A Practical Workflow for Clean Contact Sourcing
- Define your target list by company first, then identify the relevant individuals within each account
- Research the email format for each target company before adding any contacts
- Source emails and phone numbers using a verified contact intelligence tool
- Run email verification on any addresses sourced from older databases or uncertain sources
- Check for recent job changes on any contacts older than 90 days before reaching out
- Import into your CRM with consistent field formatting and a date-sourced tag
- Remove hard bounces immediately after each campaign and flag stale records for review
This workflow adds roughly 10 to 15 minutes per batch of contacts. It saves hours of cleanup after campaigns and protects your domain reputation long-term.

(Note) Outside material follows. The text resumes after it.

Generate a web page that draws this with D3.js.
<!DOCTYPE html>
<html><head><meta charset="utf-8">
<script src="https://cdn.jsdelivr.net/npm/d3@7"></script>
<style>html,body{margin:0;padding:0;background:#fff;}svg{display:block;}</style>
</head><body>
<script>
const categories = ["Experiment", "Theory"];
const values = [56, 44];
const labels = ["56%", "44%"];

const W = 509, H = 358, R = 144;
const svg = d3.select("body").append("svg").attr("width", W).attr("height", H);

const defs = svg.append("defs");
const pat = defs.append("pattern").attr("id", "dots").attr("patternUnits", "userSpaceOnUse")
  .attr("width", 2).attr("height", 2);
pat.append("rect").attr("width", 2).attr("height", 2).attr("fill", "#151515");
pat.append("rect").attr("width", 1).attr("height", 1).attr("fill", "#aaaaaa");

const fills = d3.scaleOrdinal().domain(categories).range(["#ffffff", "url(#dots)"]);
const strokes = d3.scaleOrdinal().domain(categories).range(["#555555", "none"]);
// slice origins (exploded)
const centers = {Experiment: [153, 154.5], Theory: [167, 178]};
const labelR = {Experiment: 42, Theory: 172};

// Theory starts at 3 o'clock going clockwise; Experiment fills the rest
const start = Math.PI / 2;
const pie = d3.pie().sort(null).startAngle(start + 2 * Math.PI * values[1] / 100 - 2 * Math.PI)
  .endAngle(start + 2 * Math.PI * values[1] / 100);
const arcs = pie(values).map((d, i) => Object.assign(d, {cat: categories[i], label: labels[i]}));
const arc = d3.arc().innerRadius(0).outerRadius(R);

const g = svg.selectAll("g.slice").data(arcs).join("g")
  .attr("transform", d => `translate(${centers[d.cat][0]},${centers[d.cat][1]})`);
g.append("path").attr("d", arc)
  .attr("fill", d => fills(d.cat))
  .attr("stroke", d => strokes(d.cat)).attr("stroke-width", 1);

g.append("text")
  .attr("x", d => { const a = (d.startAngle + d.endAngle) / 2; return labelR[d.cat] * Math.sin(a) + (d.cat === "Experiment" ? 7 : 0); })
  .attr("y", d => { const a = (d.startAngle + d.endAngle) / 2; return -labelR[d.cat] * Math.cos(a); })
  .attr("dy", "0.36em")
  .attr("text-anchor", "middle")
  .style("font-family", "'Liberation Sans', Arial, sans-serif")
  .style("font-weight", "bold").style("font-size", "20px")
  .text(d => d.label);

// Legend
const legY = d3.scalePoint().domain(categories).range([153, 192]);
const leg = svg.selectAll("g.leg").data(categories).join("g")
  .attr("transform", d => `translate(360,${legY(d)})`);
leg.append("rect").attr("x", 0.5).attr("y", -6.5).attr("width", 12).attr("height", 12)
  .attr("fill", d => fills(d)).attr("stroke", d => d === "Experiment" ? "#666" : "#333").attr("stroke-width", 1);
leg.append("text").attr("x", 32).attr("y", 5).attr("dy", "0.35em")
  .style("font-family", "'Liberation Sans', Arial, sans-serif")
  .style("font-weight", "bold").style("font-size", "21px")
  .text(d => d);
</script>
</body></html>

What Good Contact Data Looks Like
| Field | Quality Standard |
| Work email | Verified against live mail server, not guessed |
| Direct phone | Individual line or mobile, not switchboard |
| Job title | Current, confirmed within 90 days |
| Company | Matches current employer, not previous role |
| LinkedIn URL | Active profile, confirms identity |
| Date sourced | Recorded so staleness can be tracked |
The Outreach That Follows
Clean data is the foundation, but it is not the whole story. Once you have verified contact information, the outreach itself still needs to earn attention.
Keep opening lines short. Reference something specific about the person or company to show you have done more than run a database search. Be direct about why you are reaching out. And follow up. Most responses come on the second or third contact, not the first.
Good data gives your message a chance to land. Good messaging converts that chance into a conversation.